Stanford Prosthesis This demo was done for Dr. Gail Lebovic at Stanford Hospital, in order to redesign a chest prothesis.

• left mouse button: rotates everything
• middle mouse button: zooms everything
• right mouse button: rotates only geometry or the rulers depending on which you select

This past summer work was done to combine real-time volume-rendering and geometry in order to help a surgeon, Dr. Gail Lebovic, at Stanford Hospital to redesign a chest prosthesis. The patient had been born with a sunken-in chest and usually what is done is they break and reset the ribs so that the rib cage will grow properly. The patient did not have this done but later in his adult life he wanted to have the defect corrected. A prosthesis was designed to fill in the gap and was manufactured by a company named Magan, one the largest manufacturers of silicone prosthesises. The methods of designing and manufacturing the prosthesis currently involves no computers and is basically done almost purely by human estimation and judgement. The prosthesis was placed into the patient and it was found to be too big even after the surgeon took it back out and shaved off some of the sides.

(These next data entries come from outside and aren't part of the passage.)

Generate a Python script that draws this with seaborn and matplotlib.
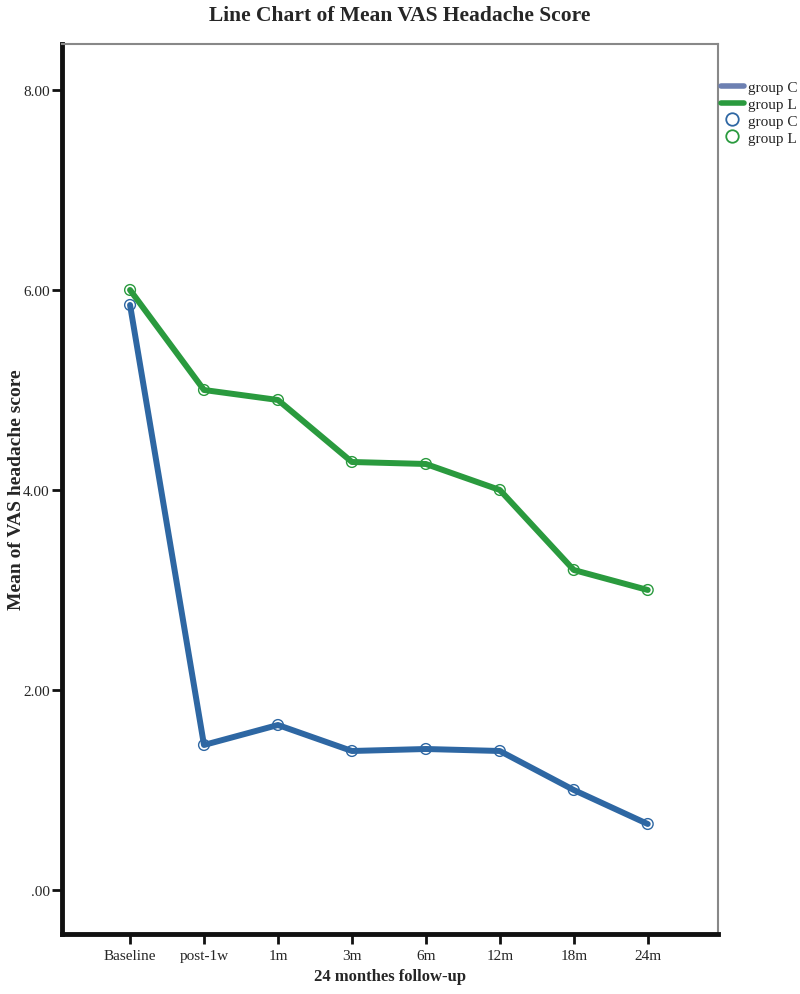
import pandas as pd
import numpy as np
import matplotlib.pyplot as plt
import seaborn as sns
from matplotlib.lines import Line2D

sns.set_theme(style="white")
plt.rcParams["font.family"] = ["Liberation Serif", "DejaVu Serif"]

# Dados
timepoints = ["Baseline", "post-1w", "1m", "3m", "6m", "12m", "18m", "24m"]
group_c = [5.85, 1.45, 1.65, 1.39, 1.41, 1.39, 1.00, 0.66]
group_l = [6.00, 5.00, 4.90, 4.28, 4.26, 4.00, 3.20, 3.00]

df = pd.DataFrame({
    "time": timepoints * 2,
    "pos": list(range(len(timepoints))) * 2,
    "score": group_c + group_l,
    "group": ["group C"] * len(timepoints) + ["group L"] * len(timepoints),
})

colors = {"group C": "#2e67a3", "group L": "#2a9a3e"}

fig = plt.figure(figsize=(8, 9.95), dpi=100)
ax = fig.add_axes([0.0775, 0.0603, 0.82, 0.8945])

sns.lineplot(data=df, x="pos", y="score", hue="group", palette=colors,
             linewidth=4.3, ax=ax, legend=False, sort=False)
sns.scatterplot(data=df, x="pos", y="score", hue="group", palette=colors,
                marker="o", s=60, linewidth=1.0, ax=ax, legend=False)
for coll in ax.collections:
    coll.set_facecolor("none")
    coll.set_edgecolor([colors[g] for g in df["group"]])

ax.set_xlim(-0.92, 7.95)
ax.set_ylim(-0.44, 8.46)
ax.set_xticks(range(len(timepoints)))
ax.set_xticklabels(timepoints)
ax.set_yticks([0, 2, 4, 6, 8])
ax.set_yticklabels([".00", "2.00", "4.00", "6.00", "8.00"])
ax.tick_params(axis="both", which="both", direction="out", length=7, width=2,
               color="#111111", labelsize=11, bottom=True, left=True)
ax.tick_params(axis="x", pad=4)
ax.tick_params(axis="y", pad=2)

for side in ["left", "bottom"]:
    ax.spines[side].set_linewidth(3.5)
    ax.spines[side].set_color("#111111")
for side in ["top", "right"]:
    ax.spines[side].set_linewidth(1.5)
    ax.spines[side].set_color("#888888")

ax.set_xlabel("24 monthes follow-up", fontsize=12, fontweight="bold", labelpad=4)
ax.set_ylabel("Mean of VAS headache score", fontsize=14, fontweight="bold")
ax.yaxis.set_label_coords(-0.056, 0.5)
fig.suptitle("Line Chart of Mean VAS Headache Score", fontsize=15.5,
             fontweight="bold", x=0.5, y=0.994)

handles = [
    Line2D([], [], color="#6d80b2", linewidth=4),
    Line2D([], [], color="#2a9a3e", linewidth=4),
    Line2D([], [], color="#2e67a3", marker="o", linestyle="none",
           markerfacecolor="none", markersize=9, markeredgewidth=1.3),
    Line2D([], [], color="#2a9a3e", marker="o", linestyle="none",
           markerfacecolor="none", markersize=9, markeredgewidth=1.3),
]
fig.legend(handles, ["group C", "group L", "group C", "group L"],
           loc="upper left", bbox_to_anchor=(0.901, 0.918), frameon=False,
           fontsize=11, handlelength=1.5, handletextpad=0.25, labelspacing=0.2,
           borderaxespad=0, borderpad=0)

plt.savefig("out.png", dpi=100)
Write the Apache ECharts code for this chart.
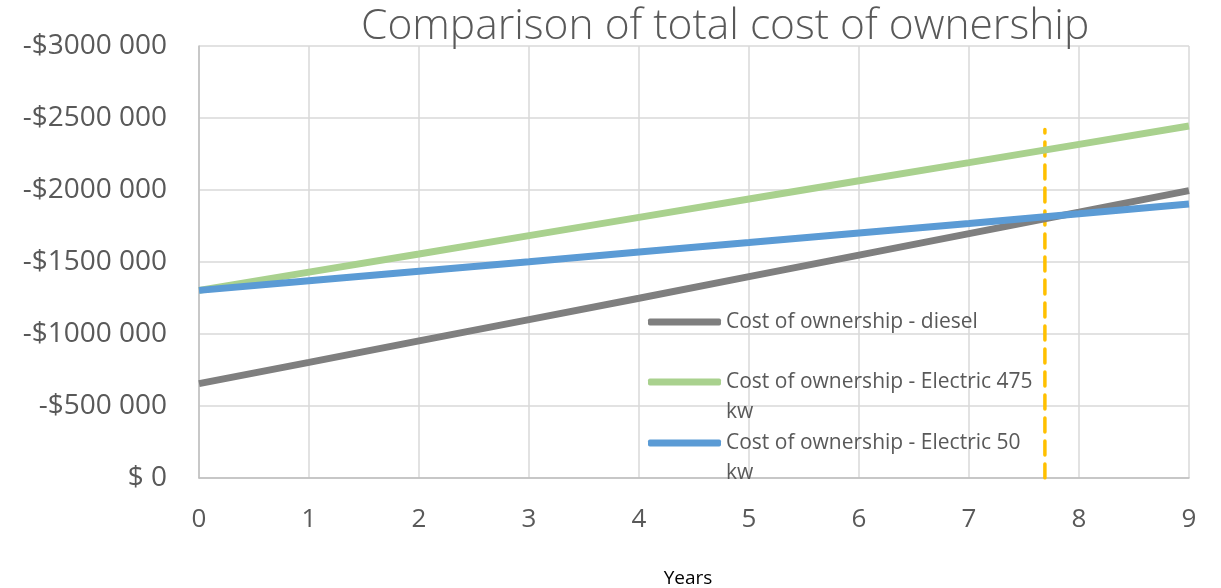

Dr. Lebovic came into contact with Carl Korobkin and told him about the case and then referred her to Chikai Ohazama, who wrote code to do volume rendering with imbedded geometry including tools such as geometry shaping and mensuration. The prosthesis mold was scanned by Cyberware, but due to the fact that the surgeon had shaved the original prosthesis and reduced the size so the scanned geometry no longer represented what was currently inside the patient. Therefore Chikai also wrote code to extract geometry from the CT data which was used to extract such things as the skin surface and the prosthesis existing within the patient.

The result of all this work allowed the surgeon to see the new prosthesis in context of the volumetric data and interactively design the prosthesis so that it would fit the patient better. The key element in this tool was real-time, the ability to make changes on the fly without any delay in response. If there were even a one second delay in response the tool would be too slow. This tool allows the surgeon to design a prosthesis in a relatively short period of time and test how it would fit in the patient before they do any surgery which in turn reduces the number of surgeries performed and therefore reduces medical costs.